Underwood: Funding to remediate decades-old toxic site will 'protect families from legacy pollution'

The U.S. Environmental Protection Agency is investing $90 million from the Bipartisan Infrastructure Law to mitigate the last radium-contaminated area of the Ottawa Radiation Areas Superfund site in Illinois.

"Thanks to the unprecedented funding from the Bipartisan Infrastructure Law, completing cleanup of this site will permit the city of Ottawa to reclaim valuable land and transform it into a community asset for generations to come," EPA Region 5 Administrator Debra Shore said in the EPA's April 6 news release.
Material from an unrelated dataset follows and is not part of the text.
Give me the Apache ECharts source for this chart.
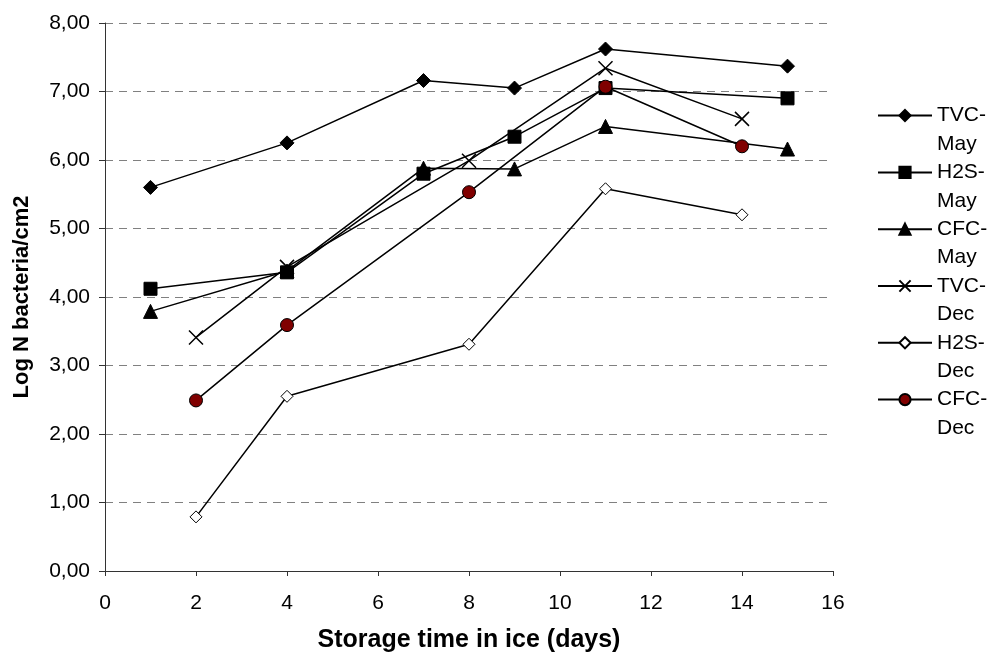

Shore made the funding announcement at the cleanup site, where she was joined by U.S. House Rep. Lauren Underwood (D-Ill.) and Ottawa Finance Commissioner Wayne Eichelkraut, the release reports. 

Underwood said being a nurse informed her of how important safe environments are to public health. 

“Thanks to the Bipartisan Infrastructure Law, which I am proud to have helped pass," Underwood said at the event, according to the release, "$90 million is coming home to clean up Ottawa’s last remaining radium sites and protect families from legacy pollution."

U.S. Sens. Dick Durbin and Tammy Duckworth, both Democrats, also praised the funding in statements emphasizing the investment's impact on community development, job creation and economic growth while ensuring a safe environment for children and families.

The EPA will use the $90 million to complete cleanup at the landfill on NPL-8, the last contaminated area of the Ottawa Radiation Areas Superfund site. NP8-L covers 17 acres along state Route 71, one mile east of Ottawa city limits, the release states. Soil contaminated with radioactive radium-226 will be excavated and taken for disposal at a licensed facility, according to the release, and the area will be backfilled and regraded to restore the site.

Cleanup work at NPL-8 is scheduled to begin in 2024, the EPA reports.

The superfund site overall consists of 16 areas contaminated by radioactive materials originating from businesses that used radium-based paint to produce luminous dials for clocks and watches from 1918 to 1937, according to the release. EPA has completed cleanup at 15 of the contaminated areas, and the remaining project at NPL-8 will complete the cleanup of the site. 

"Ottawa families have been threatened by radium poisoning for far too long," Underwood said in the release. "Over a century after the Radium Girls began working in this community, I'm proud to see this funding help keep our community clean and safe."

The Bipartisan Infrastructure Law, signed by President Joe Biden in November 2021, set aside approximately $1 billion for new cleanup projects at 22 Superfund sites and to expedite more than 100 other ongoing cleanups across the nation.

 “The funding enables EPA to accelerate the pace of Superfund cleanups across the country," Shore said in the release, "and offers more communities, like Ottawa, new opportunities to thrive.”